» EXERCISE BRIEF
Where a line contains the word "matplotlib", copy that line in full.

» RAW DATA
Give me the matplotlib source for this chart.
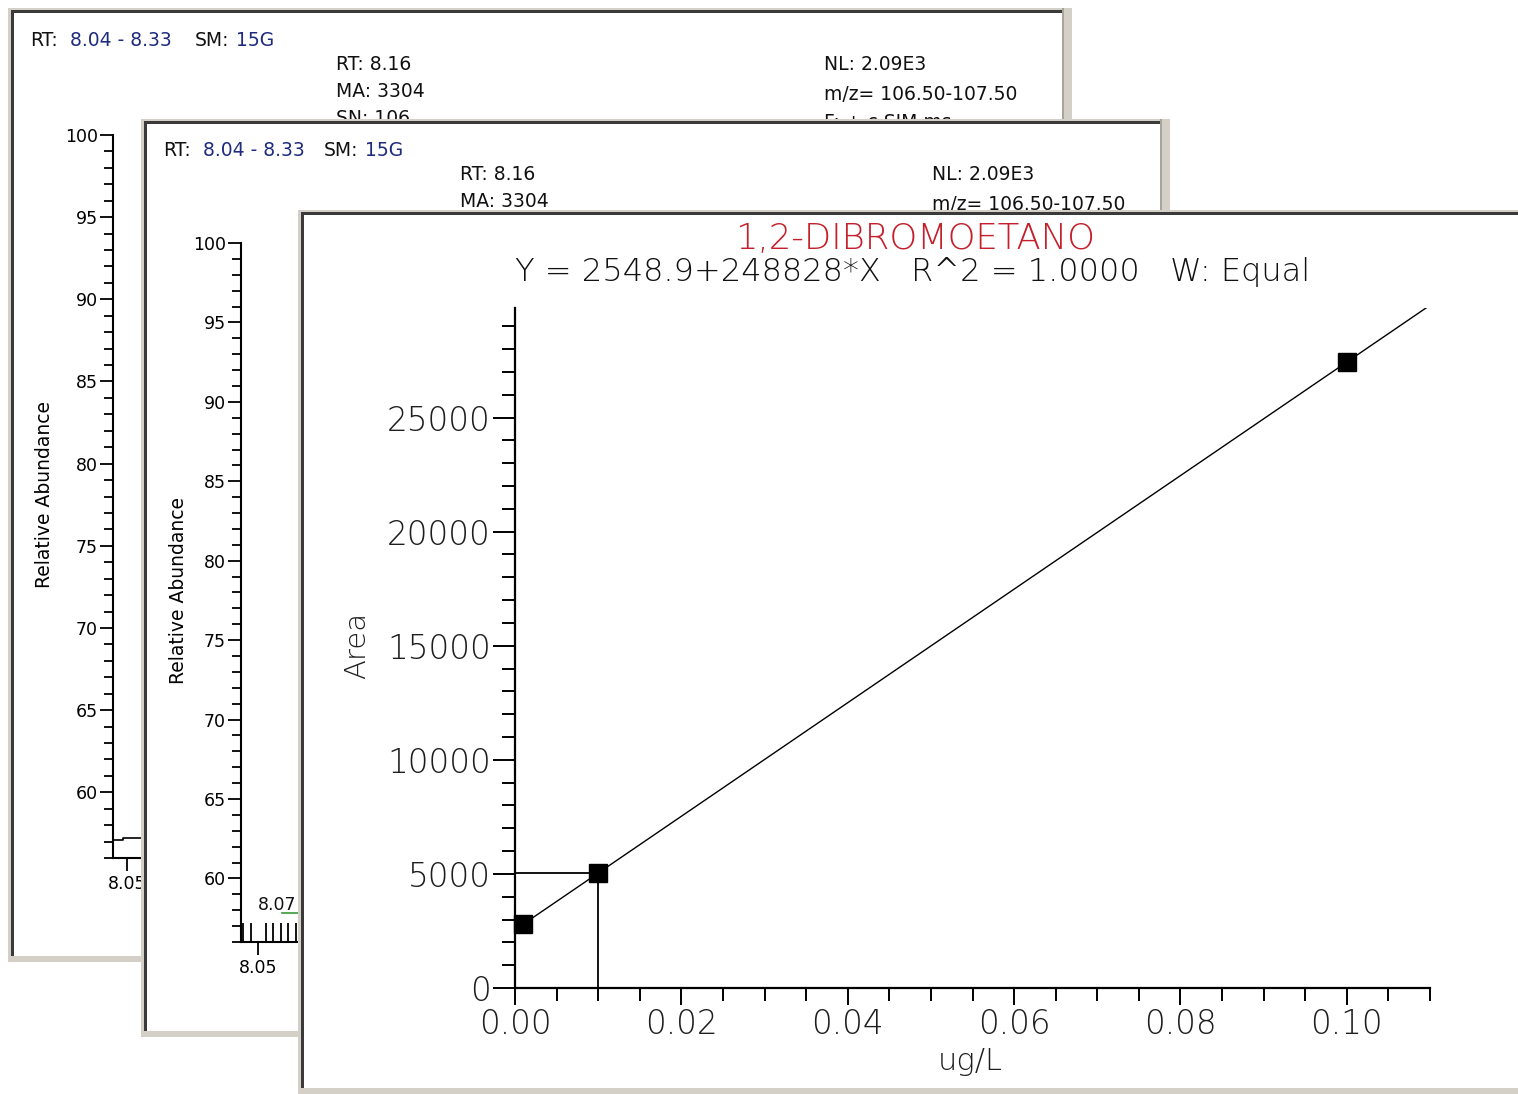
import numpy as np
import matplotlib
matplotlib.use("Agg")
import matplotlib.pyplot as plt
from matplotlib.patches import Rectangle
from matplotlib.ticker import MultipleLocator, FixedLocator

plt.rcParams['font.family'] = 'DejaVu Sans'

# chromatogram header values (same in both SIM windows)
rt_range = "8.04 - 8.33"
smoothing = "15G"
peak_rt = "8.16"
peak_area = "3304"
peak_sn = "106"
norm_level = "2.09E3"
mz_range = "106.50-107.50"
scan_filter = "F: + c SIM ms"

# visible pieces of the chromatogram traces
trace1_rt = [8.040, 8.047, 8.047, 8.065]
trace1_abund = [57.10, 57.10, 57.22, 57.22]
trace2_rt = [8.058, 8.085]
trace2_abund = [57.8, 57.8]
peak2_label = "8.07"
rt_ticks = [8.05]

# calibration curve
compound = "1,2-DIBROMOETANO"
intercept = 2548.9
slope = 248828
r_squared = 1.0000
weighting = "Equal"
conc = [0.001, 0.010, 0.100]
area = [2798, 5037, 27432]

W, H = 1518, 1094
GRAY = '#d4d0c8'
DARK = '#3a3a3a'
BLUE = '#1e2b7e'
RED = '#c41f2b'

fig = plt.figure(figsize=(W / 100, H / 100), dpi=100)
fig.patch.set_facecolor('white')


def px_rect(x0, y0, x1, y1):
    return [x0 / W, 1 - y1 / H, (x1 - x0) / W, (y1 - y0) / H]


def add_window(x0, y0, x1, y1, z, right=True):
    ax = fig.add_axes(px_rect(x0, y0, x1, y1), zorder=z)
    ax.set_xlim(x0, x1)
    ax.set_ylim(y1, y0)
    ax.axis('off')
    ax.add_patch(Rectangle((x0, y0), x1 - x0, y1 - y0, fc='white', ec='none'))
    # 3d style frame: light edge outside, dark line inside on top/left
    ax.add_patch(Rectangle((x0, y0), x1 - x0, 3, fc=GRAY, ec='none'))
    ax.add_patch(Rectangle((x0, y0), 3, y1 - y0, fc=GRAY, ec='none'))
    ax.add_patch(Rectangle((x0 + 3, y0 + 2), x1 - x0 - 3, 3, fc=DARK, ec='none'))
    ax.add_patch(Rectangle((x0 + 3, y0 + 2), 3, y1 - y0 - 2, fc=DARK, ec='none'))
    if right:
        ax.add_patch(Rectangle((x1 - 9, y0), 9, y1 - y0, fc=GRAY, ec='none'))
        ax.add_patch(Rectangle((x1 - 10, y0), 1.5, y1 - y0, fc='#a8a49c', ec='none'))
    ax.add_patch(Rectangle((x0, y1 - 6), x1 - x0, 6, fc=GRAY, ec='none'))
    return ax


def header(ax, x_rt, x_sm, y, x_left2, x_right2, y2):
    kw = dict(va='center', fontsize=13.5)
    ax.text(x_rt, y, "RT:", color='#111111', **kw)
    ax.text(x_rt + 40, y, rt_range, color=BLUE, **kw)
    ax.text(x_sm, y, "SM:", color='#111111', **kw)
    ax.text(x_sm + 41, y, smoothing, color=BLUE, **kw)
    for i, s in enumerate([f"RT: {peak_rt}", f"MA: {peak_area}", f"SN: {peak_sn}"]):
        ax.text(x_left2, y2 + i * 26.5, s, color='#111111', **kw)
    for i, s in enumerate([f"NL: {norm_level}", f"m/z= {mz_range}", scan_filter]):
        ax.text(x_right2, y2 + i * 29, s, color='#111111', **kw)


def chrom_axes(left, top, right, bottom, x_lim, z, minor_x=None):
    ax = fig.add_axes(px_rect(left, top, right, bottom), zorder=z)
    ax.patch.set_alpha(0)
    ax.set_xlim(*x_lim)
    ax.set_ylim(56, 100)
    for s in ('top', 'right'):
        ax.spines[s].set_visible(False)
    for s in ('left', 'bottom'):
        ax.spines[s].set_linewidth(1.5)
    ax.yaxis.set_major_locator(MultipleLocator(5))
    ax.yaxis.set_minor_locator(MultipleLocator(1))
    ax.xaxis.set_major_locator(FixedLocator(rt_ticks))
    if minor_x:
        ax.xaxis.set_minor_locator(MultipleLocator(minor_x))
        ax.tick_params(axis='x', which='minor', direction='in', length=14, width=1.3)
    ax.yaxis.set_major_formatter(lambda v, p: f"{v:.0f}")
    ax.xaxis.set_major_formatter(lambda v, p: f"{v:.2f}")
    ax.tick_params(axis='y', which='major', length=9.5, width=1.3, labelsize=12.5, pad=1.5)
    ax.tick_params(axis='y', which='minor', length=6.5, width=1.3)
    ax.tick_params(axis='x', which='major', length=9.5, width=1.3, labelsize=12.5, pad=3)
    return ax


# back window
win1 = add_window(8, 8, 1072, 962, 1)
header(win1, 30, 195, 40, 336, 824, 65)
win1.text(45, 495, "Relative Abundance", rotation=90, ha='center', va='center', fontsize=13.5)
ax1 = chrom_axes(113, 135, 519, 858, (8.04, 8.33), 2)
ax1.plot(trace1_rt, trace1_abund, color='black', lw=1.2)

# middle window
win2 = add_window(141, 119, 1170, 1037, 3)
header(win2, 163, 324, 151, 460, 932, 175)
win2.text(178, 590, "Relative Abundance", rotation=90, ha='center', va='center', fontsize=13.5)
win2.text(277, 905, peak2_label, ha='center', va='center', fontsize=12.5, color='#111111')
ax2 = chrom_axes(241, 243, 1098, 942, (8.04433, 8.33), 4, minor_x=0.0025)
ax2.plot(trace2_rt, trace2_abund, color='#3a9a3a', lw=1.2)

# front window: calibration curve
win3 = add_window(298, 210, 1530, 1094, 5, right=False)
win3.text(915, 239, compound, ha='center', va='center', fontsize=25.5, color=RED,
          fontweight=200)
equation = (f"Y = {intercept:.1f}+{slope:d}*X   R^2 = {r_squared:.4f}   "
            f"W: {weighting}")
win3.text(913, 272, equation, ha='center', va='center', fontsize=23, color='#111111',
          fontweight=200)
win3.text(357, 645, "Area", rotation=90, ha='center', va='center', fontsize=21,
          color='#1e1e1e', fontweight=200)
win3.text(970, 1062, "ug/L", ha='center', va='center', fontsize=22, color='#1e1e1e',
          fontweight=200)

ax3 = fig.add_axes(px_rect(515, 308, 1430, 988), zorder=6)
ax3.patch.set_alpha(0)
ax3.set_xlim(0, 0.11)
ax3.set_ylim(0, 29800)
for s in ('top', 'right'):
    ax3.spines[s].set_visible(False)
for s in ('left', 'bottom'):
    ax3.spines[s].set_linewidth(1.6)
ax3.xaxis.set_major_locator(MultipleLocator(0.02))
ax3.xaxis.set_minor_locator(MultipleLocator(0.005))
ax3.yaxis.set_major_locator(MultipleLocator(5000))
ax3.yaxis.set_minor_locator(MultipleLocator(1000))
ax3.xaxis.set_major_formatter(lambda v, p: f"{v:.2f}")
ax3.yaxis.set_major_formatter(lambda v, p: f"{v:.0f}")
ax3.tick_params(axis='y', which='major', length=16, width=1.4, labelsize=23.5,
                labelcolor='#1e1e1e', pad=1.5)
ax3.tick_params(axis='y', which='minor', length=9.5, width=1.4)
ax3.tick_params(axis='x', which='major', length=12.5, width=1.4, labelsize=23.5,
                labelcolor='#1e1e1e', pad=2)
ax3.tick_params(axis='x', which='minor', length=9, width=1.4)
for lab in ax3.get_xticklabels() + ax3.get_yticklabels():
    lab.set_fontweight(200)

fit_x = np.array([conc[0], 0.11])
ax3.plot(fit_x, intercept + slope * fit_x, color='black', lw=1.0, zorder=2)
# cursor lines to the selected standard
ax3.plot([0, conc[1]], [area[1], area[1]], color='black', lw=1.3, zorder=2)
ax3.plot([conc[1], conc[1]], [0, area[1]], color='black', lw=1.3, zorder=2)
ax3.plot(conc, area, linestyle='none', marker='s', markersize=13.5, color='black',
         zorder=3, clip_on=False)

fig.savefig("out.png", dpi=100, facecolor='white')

» TASK RESPONSE
Give me the matplotlib source for this chart.
import matplotlib
matplotlib.use("Agg")
import matplotlib.pyplot as plt
from matplotlib.patches import Rectangle
from matplotlib.ticker import MultipleLocator, FixedLocator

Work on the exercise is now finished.